Questions remain about with what reason the Prosecutor’s Office released the videos to the public, as the authorities appeared to have sufficient evidence to fully investigate the case.
In our opinion, there is no public interest in seeing these secretly recorded videos, while there is a strong interest of the people affected by this case to have their privacy protected.
Several TV stations showed the explicit videos, without prior warning to their audience. They thus failed to comply with the Code of Conduct for Broadcasters, according to which TV stations shall not show sex in programmes aired before midnight and shall only portray sex or discussions about sex between 20:00 and 23:00 if this is justified by public interested and edited in a proper form. The Code also highlights that when reporting on crime “broadcasters shall seek to balance the freedom of expression with the presumption of innocence and respect for the privacy of suspect, accused, convict, witness and victim.”

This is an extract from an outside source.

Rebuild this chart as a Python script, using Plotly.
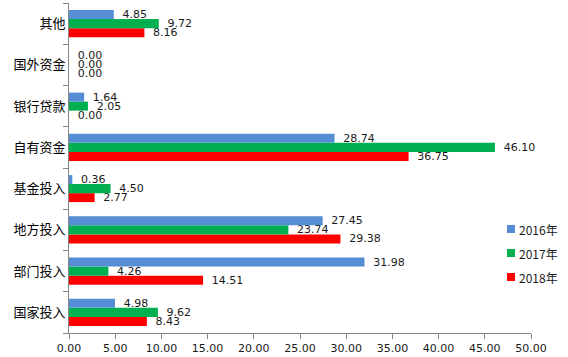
import plotly.graph_objects as go

categories = ["国家投入", "部门投入", "地方投入", "基金投入", "自有资金", "银行贷款", "国外资金", "其他"]
series_names = ["2016年", "2017年", "2018年"]
v2016 = [4.98, 31.98, 27.45, 0.36, 28.74, 1.64, 0.00, 4.85]
v2017 = [9.62, 4.26, 23.74, 4.50, 46.10, 2.05, 0.00, 9.72]
v2018 = [8.43, 14.51, 29.38, 2.77, 36.75, 0.00, 0.00, 8.16]
colors = ["#558ED5", "#00B050", "#FF0000"]

num_font = "DejaVu Sans, Verdana, sans-serif"
cjk_font = "Noto Sans CJK SC, sans-serif"

W, H = 568, 357
ML, MR, MT, MB = 69, 37, 3, 24
PW, PH = W - ML - MR, H - MT - MB

def px_x(p):
    return (p - ML) / PW

def px_y(p):
    return (H - MB - p) / PH

fig = go.Figure()
data = [v2016, v2017, v2018]
for name, vals, col in reversed(list(zip(series_names, data, colors))):
    fig.add_trace(go.Bar(
        y=categories, x=vals, name=name, orientation="h",
        marker=dict(color=col, line=dict(width=0)),
        text=["\u00a0\u2009" + f"{v:.2f}" for v in vals], textposition="outside",
        textfont=dict(family=num_font, size=11, color="#1a1a1a"),
        constraintext="none", cliponaxis=False, showlegend=False,
        hoverinfo="skip",
    ))

# custom legend (Excel-like: small square, text close to it)
shapes = []
annotations = []
leg_y = [229, 253, 277]
for name, col, yc in zip(series_names, colors, leg_y):
    shapes.append(dict(type="rect", xref="paper", yref="paper",
                       x0=px_x(507), x1=px_x(515), y0=px_y(yc + 4), y1=px_y(yc - 4),
                       fillcolor=col, line=dict(width=0)))
    annotations.append(dict(xref="paper", yref="paper", x=px_x(517), y=px_y(yc),
                            xanchor="left", yanchor="middle", showarrow=False,
                            text=name, font=dict(family=cjk_font, size=12, color="#1a1a1a")))

fig.update_layout(
    width=W, height=H,
    margin=dict(l=ML, r=MR, t=MT, b=MB),
    paper_bgcolor="white", plot_bgcolor="white",
    barmode="group", bargap=0.345, bargroupgap=0,
    showlegend=False,
    shapes=shapes, annotations=annotations,
    xaxis=dict(range=[0, 50], dtick=5, tickformat=".2f", automargin=False,
               showgrid=False, zeroline=False,
               showline=True, linecolor="#868686", linewidth=1,
               ticks="outside", ticklen=5, tickcolor="#868686",
               tickfont=dict(family=num_font, size=11, color="#1a1a1a")),
    yaxis=dict(type="category", showgrid=False, zeroline=False, automargin=False,
               showline=True, linecolor="#868686", linewidth=1,
               ticks="outside", ticklen=5, tickcolor="#868686",
               tickson="boundaries",
               tickfont=dict(family=cjk_font, size=13, color="#000000")),
    font=dict(family=cjk_font),
)

fig.write_html("out.html", config={"displayModeBar": False},
               post_script="document.body.style.margin='0';document.body.style.overflow='hidden';")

Transparency International Georgia calls on the Prosecutor’s Office to pursue the case while protecting the victims, ensuring that they cannot be identified and have their personal rights and dignity protected. The authorities should ensure that all Georgians enjoy the same protection of their constitutional right to privacy, no matter what their sexual orientation is. We ask reporters and media outlets to cover this case in a professional manner that ensures that the identities of victims are not revealed. We also call on the Prosecutor’s Office to refrain from releasing any secretly recorded video or audio material to the public if the release is not necessary for the investigation of a crime or if there is no strong public interest.